#### WHAT THE EXERCISE ASKS
Starting with the first line below, extract each line through the one that contains "fig.add_artist(Line2D([6 / 1175, 6", inclusive, excluding pictures.

#### RAW DATA
***

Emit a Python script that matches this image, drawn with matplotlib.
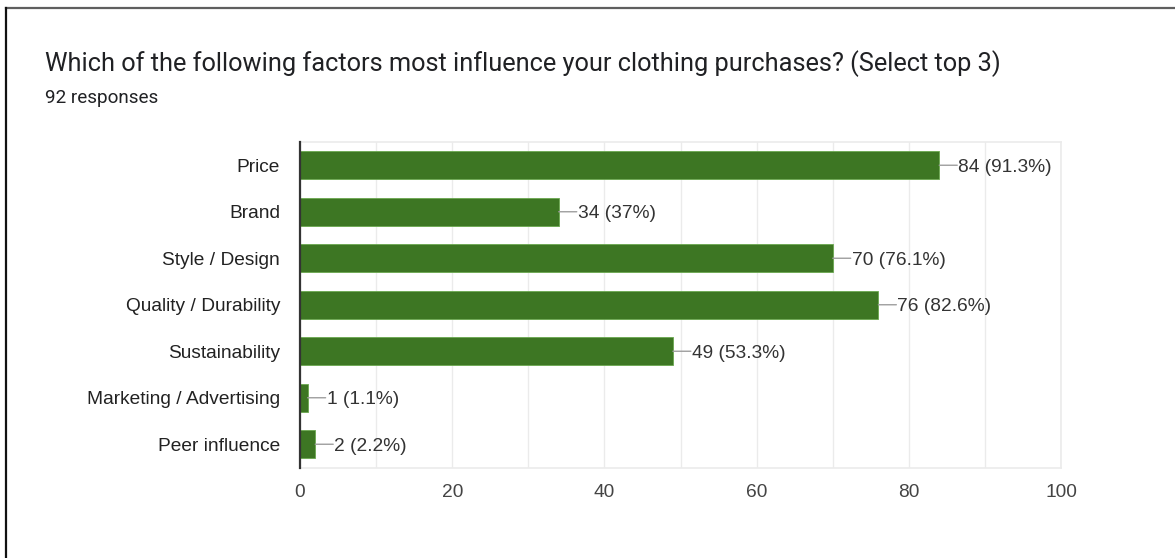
import matplotlib.pyplot as plt
from matplotlib.lines import Line2D

# Survey results: clothing purchase factors (top 3 picks)
categories = ["Price", "Brand", "Style / Design", "Quality / Durability",
              "Sustainability", "Marketing / Advertising", "Peer influence"]
counts = [84, 34, 70, 76, 49, 1, 2]
percents = ["91.3%", "37%", "76.1%", "82.6%", "53.3%", "1.1%", "2.2%"]
n_responses = 92
title = "Which of the following factors most influence your clothing purchases? (Select top 3)"

BAR_GREEN = "#3d7623"
TEXT = "#333333"
FS = 13.8

fig = plt.figure(figsize=(11.75, 5.58), dpi=100)

# card border (top and left edges only)
fig.add_artist(Line2D([6 / 1175, 1], [1 - 8 / 558, 1 - 8 / 558], color="#5f5f5f", lw=1.6))
fig.add_artist(Line2D([6 / 1175, 6 / 1175], [0, 1 - 8 / 558], color="#111111", lw=1.6))

fig.text(45 / 1175, 1 - 64 / 558, title, fontsize=18.3, family="Roboto",
         color="#202124", va="center", ha="left")
fig.text(45 / 1175, 1 - 98 / 558, f"{n_responses} responses", fontsize=13.6,
         family="Roboto", color="#202124", va="center", ha="left")

ax = fig.add_axes([300 / 1175, 1 - 467.5 / 558, 761 / 1175, 325.5 / 558])
y = range(len(categories))
ax.barh(y, counts, height=0.6, color=BAR_GREEN, edgecolor="#6aa84f",
        linewidth=0.6, zorder=3)

ax.set_xlim(0, 100)
ax.set_ylim(len(categories) - 0.5, -0.5)
ax.set_yticks(list(y))
ax.set_yticklabels(categories, family="Liberation Sans", fontsize=FS, color="#222222",
                   va="center_baseline")
ax.set_xticks(range(0, 101, 20))
ax.set_xticks(range(10, 100, 20), minor=True)
ax.tick_params(axis="x", which="both", length=0, pad=12, labelsize=FS,
               labelcolor="#444444")
for lab in ax.get_xticklabels():
    lab.set_family("Liberation Sans")
ax.tick_params(axis="y", length=0, pad=14.4)
ax.grid(axis="x", which="both", color="#ebebeb", lw=1, zorder=0)

for side in ["top", "right", "bottom"]:
    ax.spines[side].set_color("#ebebeb")
    ax.spines[side].set_linewidth(1.2)
ax.spines["left"].set_color("#333333")
ax.spines["left"].set_linewidth(1.6)
ax.spines["left"].set_zorder(4)

# value labels with short horizontal leader lines
for i, (c, p) in enumerate(zip(counts, percents)):
    ax.annotate("", xy=(c, i), xytext=(18, 0), textcoords="offset pixels",
                arrowprops=dict(arrowstyle="-", color="#9e9e9e", lw=1,
                                shrinkA=0, shrinkB=0), zorder=4)
    ax.annotate(f"{c} ({p})", xy=(c, i), xytext=(19, 0), textcoords="offset pixels",
                ha="left", va="center_baseline", fontsize=FS, family="Liberation Sans",
                color=TEXT, zorder=5)

fig.savefig("out.png", dpi=100)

***

#### COMPLETE RESPONSE
Emit a Python script that matches this image, drawn with matplotlib.
import matplotlib.pyplot as plt
from matplotlib.lines import Line2D

# Survey results: clothing purchase factors (top 3 picks)
categories = ["Price", "Brand", "Style / Design", "Quality / Durability",
              "Sustainability", "Marketing / Advertising", "Peer influence"]
counts = [84, 34, 70, 76, 49, 1, 2]
percents = ["91.3%", "37%", "76.1%", "82.6%", "53.3%", "1.1%", "2.2%"]
n_responses = 92
title = "Which of the following factors most influence your clothing purchases? (Select top 3)"

BAR_GREEN = "#3d7623"
TEXT = "#333333"
FS = 13.8

fig = plt.figure(figsize=(11.75, 5.58), dpi=100)

# card border (top and left edges only)
fig.add_artist(Line2D([6 / 1175, 1], [1 - 8 / 558, 1 - 8 / 558], color="#5f5f5f", lw=1.6))
fig.add_artist(Line2D([6 / 1175, 6 / 1175], [0, 1 - 8 / 558], color="#111111", lw=1.6))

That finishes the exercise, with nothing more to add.